Последние два года жизни Гершвин провел в Голливуде, где написал еще несколько бессмертных песен («У меня этого не отнимешь», «Давай все отменим», «Все они смеялись», «Туманный день (в городе Лондон)», «Пришла любовь» и «Любовь навеки»). Он назначал свидания красавицам актрисам (Симоне Саймон и затем миссис Чарли Чаплин – Полет Годдар), страдал от деспотических выходок продюсера Сэмюэла Голдвина, наслаждался общением со своими, привезенными из Нью-Йорка друзьями и старался заработать достаточно денег, чтобы посвятить остаток жизни серьезным сочинениям. Его смерть от опухоли мозга на тридцать девятом году жизни была такой же трагедией, как и преждевременные кончины Перселла, Моцарта, Мендельсона, Шопена и Бизе.
Многие критики отмечали, что Гершвин смешивал народную и классическую музыку. Однако это было свойственно многим великим композиторам. Музыка простых людей находит свое место в симфонической музыке вместе с величественными сочинениями. Аарон Копленд и Эли Зигмейстер использовали в своем творчестве ковбойские песни, Бенджамин Бриттен – матросские запевки, Сергей Прокофьев – русские крестьянские напевы, Карлос Чавес и Сильвестре Ревуэльтас – мексиканские народные мелодии, и все они брали пример с Гершвина.

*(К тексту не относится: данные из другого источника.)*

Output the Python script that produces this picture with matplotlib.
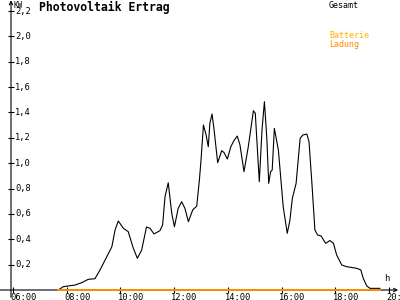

Гармонии и характерные ритмы свинга и джаза также испытали воздействие музыки Гершвина. Несмотря на красивые лирические мелодии и остроумные ритмы, его музыка вырастает прежде всего из собственной гармонической структуры. Развитие джаза после Гершвина можно приписать в основном расширению и усложнению гармонии. Еще до исторического концерта Бенни Гудмена в Карнеги-холле Гершвин вместе с Полом Уайтменом показал значение и художественную силу джаза. Ибо подобно Модесту Мусоргскому (чья музыка близка русскому чернозему) и своему великому современнику Дюку Эллингтону Гершвин навсегда стал символом музыки простых американцев, выражаемой с утонченностью, смехом, пикантностью и любовью.